• _The request_: In the entries that follow, how many lines contain the word "React"? Answer with the number only.

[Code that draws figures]
§

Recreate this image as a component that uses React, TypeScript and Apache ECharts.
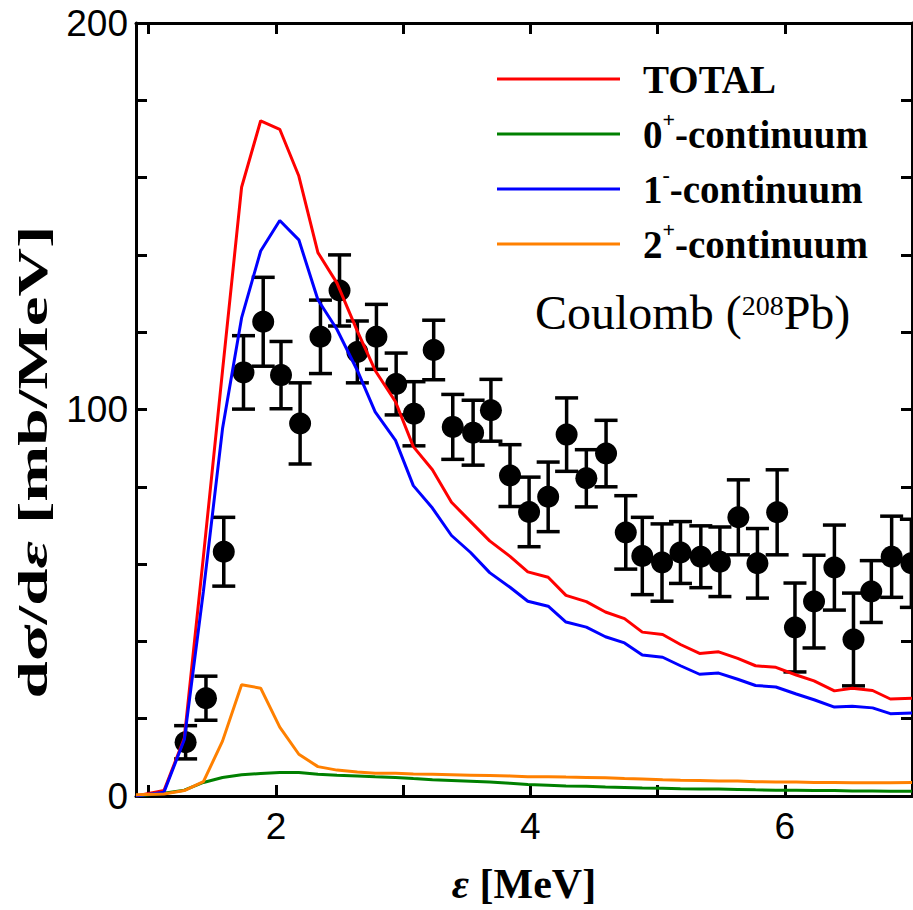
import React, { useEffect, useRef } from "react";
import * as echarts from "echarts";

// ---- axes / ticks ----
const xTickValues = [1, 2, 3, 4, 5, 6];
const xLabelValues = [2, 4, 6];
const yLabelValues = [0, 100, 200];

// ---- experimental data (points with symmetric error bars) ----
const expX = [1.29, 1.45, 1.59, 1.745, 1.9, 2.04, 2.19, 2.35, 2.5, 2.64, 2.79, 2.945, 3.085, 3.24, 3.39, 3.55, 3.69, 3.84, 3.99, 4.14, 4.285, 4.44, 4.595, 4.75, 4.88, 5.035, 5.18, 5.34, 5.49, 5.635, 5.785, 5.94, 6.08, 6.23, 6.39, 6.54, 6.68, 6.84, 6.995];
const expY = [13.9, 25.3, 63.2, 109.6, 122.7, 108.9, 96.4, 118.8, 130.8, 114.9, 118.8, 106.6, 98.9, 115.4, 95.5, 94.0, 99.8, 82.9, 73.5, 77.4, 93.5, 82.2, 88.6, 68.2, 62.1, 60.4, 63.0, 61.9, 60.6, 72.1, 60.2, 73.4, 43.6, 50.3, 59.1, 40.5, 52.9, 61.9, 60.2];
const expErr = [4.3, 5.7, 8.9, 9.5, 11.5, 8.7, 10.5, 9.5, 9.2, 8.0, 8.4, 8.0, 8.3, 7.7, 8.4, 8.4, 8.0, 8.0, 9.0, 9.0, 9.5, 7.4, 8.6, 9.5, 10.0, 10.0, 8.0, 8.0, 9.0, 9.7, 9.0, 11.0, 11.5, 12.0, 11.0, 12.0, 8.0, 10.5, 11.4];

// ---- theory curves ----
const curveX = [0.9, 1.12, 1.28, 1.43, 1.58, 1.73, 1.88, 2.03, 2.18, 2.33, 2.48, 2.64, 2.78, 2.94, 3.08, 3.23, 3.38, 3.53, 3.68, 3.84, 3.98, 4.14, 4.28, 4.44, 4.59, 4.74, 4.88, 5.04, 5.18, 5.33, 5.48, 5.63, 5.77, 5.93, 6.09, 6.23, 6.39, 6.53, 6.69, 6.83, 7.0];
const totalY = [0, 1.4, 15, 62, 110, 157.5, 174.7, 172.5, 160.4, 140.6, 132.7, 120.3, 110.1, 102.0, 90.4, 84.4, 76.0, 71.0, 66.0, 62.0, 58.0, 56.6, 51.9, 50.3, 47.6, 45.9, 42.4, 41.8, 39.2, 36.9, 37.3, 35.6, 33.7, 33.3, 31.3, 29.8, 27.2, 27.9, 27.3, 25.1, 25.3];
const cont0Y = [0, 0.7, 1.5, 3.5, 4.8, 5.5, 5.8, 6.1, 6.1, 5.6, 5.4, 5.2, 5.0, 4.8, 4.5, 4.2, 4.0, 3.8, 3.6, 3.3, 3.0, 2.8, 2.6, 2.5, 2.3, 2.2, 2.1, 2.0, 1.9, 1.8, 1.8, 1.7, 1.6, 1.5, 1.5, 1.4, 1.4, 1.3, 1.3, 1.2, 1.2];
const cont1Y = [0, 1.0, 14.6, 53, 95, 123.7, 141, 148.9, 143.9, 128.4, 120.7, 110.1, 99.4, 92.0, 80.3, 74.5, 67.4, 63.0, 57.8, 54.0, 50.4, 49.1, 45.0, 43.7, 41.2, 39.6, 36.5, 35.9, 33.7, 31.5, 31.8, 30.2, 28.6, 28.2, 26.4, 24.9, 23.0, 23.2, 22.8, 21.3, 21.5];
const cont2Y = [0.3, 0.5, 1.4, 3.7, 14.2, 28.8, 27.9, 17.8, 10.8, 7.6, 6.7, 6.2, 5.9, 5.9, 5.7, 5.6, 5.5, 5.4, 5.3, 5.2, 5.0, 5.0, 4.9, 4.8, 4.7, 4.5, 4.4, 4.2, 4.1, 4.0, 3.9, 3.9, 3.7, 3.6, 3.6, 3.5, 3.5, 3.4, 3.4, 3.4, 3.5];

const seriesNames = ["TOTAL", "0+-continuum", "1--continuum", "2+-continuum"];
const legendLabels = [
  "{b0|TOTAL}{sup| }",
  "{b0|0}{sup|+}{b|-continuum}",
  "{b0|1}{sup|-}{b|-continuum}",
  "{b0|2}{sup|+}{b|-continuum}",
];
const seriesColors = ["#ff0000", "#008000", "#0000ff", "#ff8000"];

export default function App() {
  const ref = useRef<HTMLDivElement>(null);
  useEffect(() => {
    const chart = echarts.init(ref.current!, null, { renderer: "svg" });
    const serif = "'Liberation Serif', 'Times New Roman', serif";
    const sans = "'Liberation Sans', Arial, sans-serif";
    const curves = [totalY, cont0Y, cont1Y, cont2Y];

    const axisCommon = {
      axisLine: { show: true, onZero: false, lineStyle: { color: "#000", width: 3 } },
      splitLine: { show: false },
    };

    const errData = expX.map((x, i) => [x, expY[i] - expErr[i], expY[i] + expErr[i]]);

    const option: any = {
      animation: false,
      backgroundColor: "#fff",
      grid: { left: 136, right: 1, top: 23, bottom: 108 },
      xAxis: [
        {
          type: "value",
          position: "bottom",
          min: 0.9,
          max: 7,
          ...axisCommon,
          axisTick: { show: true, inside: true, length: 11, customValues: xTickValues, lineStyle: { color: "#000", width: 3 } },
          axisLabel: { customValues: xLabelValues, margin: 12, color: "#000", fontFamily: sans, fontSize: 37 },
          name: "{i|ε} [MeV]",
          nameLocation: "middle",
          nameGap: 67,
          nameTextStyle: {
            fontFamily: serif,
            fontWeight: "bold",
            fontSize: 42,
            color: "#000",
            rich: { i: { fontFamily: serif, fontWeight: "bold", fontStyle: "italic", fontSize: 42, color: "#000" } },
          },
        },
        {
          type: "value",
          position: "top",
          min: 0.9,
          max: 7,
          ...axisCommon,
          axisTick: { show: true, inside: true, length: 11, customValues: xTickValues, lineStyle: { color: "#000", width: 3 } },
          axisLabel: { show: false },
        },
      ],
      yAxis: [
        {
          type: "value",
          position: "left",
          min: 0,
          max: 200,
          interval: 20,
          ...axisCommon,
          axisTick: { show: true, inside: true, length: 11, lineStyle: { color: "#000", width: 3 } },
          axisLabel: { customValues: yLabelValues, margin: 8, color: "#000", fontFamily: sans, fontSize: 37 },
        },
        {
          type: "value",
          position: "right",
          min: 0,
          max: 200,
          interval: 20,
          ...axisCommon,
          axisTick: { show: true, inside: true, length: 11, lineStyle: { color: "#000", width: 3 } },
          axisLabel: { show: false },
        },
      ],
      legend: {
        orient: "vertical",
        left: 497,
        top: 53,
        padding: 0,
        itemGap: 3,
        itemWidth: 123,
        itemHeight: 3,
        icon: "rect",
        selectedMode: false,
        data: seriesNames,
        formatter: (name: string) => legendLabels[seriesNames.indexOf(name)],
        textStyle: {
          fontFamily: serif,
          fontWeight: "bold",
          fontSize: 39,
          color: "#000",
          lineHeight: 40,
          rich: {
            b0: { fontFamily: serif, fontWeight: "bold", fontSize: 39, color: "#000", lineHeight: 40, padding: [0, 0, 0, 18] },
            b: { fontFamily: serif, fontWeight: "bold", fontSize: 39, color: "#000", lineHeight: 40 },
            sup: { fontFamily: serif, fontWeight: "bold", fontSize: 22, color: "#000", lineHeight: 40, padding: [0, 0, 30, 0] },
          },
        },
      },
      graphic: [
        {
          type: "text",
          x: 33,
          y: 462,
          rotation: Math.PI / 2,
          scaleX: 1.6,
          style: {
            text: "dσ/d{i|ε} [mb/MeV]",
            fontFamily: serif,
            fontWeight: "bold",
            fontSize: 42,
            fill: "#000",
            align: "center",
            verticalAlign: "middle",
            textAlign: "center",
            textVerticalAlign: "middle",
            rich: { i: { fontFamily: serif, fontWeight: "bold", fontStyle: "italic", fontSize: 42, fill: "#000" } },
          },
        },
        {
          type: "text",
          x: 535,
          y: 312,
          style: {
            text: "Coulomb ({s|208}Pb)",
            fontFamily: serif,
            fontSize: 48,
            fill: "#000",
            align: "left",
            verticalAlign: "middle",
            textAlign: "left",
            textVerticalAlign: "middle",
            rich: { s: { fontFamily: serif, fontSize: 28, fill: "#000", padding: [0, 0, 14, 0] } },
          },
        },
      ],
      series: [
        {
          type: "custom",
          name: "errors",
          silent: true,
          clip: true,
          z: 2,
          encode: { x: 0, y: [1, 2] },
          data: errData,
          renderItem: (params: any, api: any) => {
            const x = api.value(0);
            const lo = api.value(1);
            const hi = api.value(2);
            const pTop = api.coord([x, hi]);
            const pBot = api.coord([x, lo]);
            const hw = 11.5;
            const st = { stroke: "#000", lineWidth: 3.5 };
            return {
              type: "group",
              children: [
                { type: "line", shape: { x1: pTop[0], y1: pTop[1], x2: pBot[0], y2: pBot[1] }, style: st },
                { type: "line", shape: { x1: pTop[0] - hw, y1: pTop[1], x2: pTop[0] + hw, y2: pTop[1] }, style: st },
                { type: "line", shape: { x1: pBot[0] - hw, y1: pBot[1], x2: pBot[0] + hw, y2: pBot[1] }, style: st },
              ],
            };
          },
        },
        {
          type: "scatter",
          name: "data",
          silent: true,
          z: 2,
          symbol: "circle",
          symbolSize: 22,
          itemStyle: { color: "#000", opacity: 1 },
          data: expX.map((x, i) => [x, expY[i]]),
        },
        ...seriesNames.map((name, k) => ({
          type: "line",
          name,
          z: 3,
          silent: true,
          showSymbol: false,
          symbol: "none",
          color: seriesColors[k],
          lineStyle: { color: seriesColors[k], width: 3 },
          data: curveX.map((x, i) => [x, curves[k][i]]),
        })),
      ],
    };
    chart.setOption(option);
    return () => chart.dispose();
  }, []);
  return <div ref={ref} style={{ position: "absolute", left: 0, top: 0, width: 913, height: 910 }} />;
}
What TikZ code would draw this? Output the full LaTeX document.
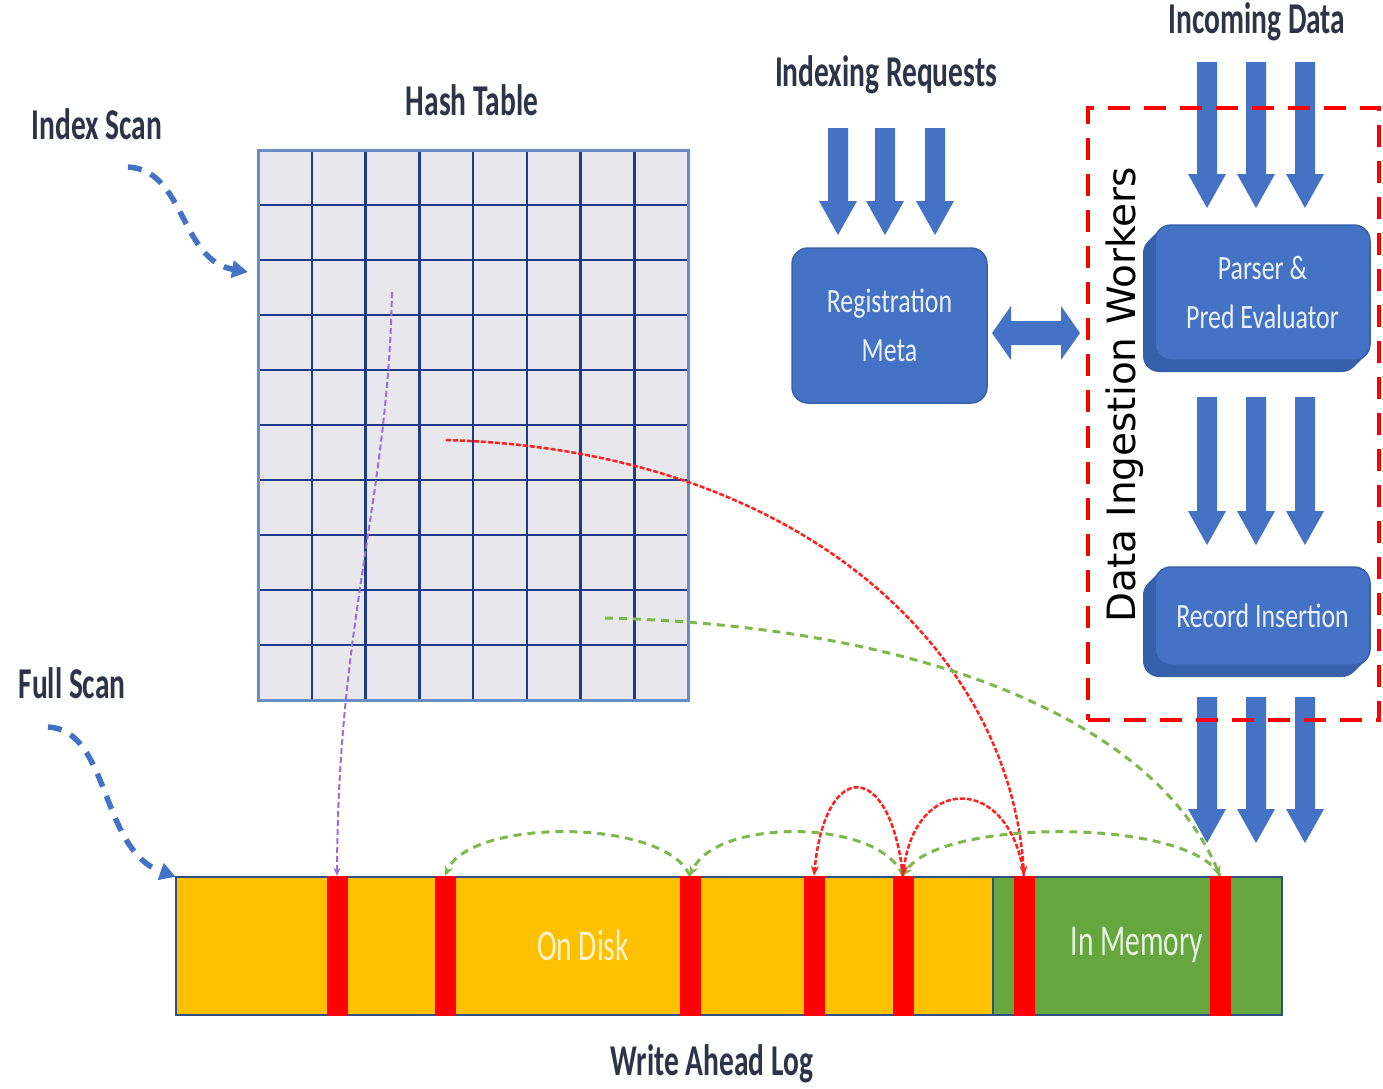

§

• _The result_: 2